*Input material*.
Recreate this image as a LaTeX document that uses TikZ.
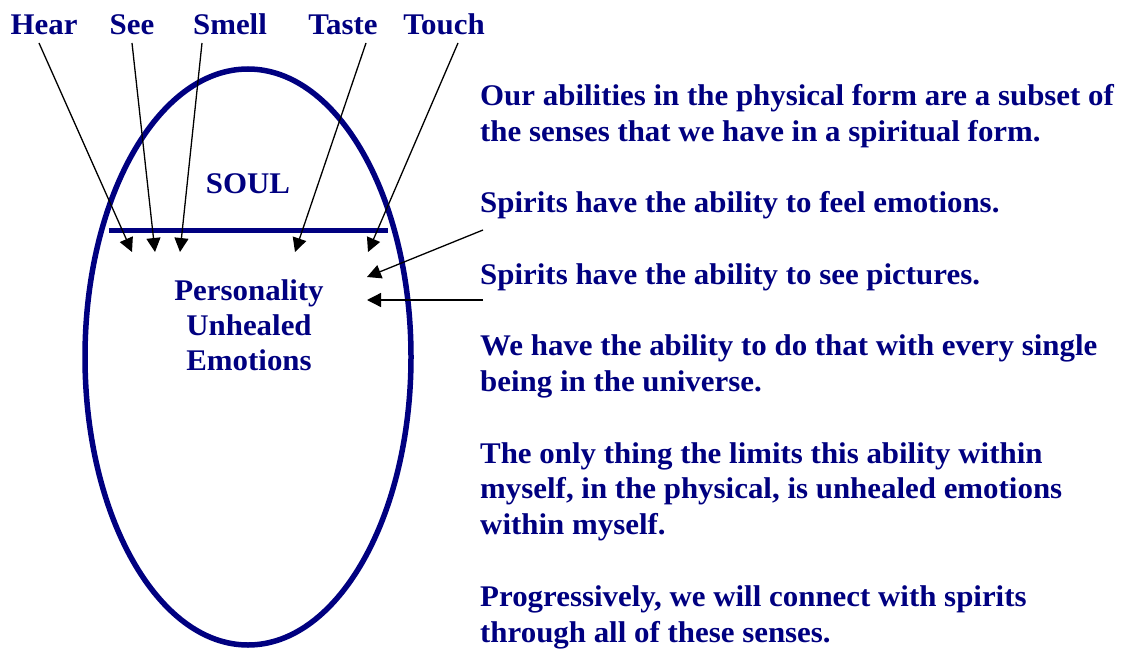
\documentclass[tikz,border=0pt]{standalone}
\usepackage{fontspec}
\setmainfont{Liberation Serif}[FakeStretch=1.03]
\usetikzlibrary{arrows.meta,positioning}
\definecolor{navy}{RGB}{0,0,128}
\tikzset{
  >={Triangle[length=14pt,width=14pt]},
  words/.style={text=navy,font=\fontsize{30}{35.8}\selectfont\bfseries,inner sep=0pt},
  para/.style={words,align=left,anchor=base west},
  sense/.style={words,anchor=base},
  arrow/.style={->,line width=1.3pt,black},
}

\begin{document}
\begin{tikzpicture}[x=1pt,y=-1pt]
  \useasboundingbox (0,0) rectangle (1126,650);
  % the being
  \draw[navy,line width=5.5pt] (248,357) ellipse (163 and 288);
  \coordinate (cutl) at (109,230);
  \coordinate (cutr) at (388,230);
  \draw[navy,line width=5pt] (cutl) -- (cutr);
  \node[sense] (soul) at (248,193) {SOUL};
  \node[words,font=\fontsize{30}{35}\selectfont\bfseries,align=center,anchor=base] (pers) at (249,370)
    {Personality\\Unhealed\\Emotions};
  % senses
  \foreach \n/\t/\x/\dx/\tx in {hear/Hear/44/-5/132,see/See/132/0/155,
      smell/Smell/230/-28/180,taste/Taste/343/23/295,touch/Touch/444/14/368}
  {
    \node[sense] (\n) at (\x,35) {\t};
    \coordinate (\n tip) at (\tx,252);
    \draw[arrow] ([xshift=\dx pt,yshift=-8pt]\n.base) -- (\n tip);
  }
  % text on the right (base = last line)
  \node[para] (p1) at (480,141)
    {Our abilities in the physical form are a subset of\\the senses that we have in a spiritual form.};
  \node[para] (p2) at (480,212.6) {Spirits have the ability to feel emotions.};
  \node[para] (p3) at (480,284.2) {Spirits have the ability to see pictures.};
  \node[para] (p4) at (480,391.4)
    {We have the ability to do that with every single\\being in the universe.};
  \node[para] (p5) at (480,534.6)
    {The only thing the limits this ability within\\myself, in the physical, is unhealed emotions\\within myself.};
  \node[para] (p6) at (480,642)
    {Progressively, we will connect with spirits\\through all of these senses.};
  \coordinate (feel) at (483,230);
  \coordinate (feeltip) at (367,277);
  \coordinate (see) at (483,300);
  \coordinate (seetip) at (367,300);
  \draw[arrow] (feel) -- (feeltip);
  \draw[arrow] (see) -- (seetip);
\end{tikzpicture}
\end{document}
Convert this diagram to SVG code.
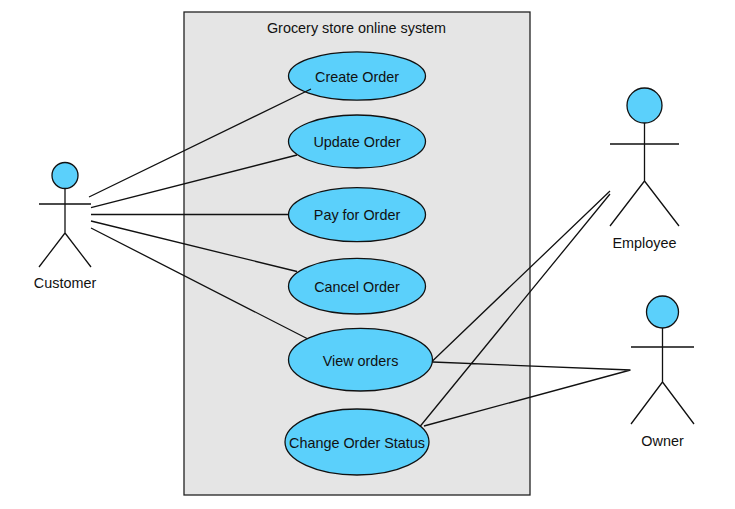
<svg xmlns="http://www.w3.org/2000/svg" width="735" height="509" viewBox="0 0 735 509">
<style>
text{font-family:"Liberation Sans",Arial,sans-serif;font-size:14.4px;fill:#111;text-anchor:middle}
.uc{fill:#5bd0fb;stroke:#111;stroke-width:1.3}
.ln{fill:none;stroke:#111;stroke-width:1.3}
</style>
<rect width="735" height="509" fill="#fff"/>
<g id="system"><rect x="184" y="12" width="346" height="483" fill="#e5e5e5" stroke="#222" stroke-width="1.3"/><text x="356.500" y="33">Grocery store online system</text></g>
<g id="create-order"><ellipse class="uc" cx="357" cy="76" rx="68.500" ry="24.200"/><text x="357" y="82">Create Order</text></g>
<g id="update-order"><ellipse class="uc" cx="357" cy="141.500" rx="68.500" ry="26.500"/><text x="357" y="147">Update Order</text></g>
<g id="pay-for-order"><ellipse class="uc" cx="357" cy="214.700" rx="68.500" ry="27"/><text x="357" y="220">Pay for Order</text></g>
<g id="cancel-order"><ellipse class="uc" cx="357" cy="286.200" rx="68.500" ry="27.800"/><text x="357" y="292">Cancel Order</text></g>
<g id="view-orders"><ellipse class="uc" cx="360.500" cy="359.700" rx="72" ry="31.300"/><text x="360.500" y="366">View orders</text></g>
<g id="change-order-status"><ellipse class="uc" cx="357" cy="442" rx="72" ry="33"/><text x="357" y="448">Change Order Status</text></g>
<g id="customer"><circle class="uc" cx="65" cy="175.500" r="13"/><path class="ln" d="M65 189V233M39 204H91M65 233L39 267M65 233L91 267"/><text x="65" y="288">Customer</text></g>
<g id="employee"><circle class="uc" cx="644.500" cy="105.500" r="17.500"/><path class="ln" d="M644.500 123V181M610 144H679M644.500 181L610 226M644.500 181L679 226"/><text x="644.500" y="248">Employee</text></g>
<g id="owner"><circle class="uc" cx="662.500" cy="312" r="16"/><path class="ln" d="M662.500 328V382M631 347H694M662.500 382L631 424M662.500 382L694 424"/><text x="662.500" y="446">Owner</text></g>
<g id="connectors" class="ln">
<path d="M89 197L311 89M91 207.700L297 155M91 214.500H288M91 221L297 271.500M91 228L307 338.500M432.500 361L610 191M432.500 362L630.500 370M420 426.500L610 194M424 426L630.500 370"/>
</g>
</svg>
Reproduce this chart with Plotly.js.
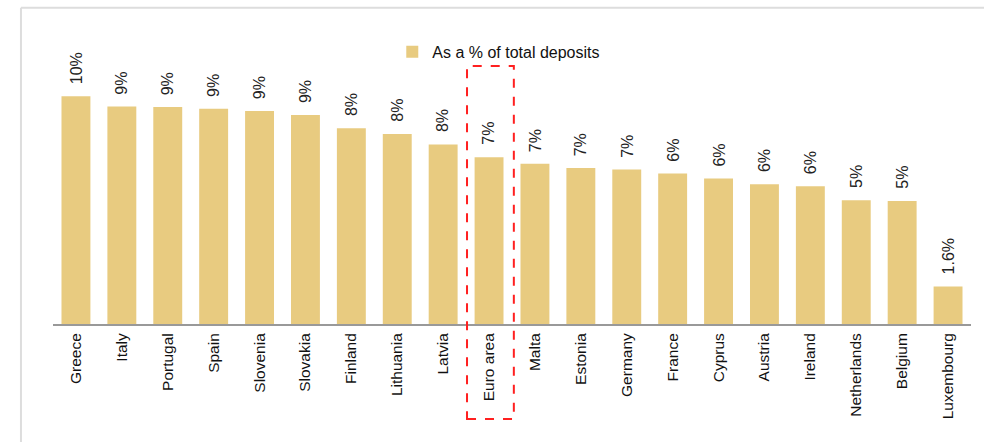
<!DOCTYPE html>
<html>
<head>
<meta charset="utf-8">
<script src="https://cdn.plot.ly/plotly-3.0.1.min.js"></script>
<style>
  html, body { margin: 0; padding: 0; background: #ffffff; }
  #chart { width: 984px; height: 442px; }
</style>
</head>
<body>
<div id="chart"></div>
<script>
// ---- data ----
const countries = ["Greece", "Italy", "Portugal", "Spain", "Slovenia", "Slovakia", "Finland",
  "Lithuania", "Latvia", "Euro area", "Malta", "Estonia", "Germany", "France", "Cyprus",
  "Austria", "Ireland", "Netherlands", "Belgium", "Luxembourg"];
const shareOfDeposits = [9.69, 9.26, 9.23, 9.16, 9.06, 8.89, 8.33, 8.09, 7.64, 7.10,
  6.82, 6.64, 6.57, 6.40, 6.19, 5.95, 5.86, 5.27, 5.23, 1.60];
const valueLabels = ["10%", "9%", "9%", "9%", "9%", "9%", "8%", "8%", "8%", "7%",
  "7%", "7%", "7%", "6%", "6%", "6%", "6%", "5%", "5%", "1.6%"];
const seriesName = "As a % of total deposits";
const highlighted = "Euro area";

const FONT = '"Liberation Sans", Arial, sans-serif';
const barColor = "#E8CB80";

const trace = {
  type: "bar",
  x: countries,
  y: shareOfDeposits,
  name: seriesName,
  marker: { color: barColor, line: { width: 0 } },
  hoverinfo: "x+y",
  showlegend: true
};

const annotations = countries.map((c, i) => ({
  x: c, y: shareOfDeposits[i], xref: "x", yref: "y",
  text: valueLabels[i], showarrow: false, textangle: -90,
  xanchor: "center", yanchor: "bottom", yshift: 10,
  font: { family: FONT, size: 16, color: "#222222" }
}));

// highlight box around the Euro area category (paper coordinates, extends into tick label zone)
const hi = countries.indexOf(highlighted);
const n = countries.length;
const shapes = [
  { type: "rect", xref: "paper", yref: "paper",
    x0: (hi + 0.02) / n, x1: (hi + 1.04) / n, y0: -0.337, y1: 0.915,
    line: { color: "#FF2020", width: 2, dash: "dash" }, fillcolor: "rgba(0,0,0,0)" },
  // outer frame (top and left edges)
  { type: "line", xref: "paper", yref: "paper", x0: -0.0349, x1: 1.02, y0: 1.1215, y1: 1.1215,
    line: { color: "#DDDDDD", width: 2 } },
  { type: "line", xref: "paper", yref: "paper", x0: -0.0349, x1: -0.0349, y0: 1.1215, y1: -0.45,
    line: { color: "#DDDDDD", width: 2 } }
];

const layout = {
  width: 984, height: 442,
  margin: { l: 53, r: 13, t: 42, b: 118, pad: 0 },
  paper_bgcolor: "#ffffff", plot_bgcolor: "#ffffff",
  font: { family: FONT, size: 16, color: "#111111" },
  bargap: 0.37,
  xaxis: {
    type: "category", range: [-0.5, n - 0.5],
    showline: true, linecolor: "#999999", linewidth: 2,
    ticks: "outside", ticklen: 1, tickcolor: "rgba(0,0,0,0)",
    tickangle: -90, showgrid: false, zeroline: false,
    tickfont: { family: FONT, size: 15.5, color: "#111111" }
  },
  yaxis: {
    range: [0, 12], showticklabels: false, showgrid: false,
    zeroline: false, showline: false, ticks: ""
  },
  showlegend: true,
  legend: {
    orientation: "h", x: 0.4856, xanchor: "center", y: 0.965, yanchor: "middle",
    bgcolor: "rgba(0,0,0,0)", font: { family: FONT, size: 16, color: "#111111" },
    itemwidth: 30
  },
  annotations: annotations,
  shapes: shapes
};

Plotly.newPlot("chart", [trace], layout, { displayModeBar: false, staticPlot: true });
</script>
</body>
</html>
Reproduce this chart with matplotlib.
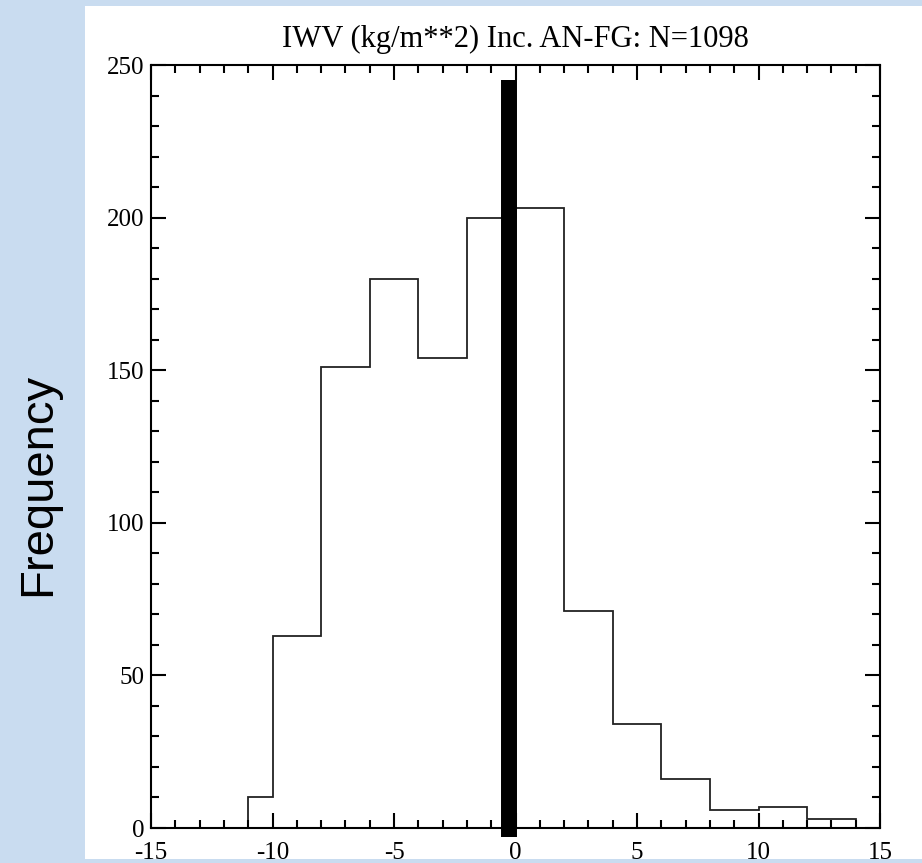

*The task*. Select every line of the material above holding the word "Reproduce" and copy it.

*Exercise result*.
Reproduce this chart with Plotly.js.
Reproduce this chart with matplotlib.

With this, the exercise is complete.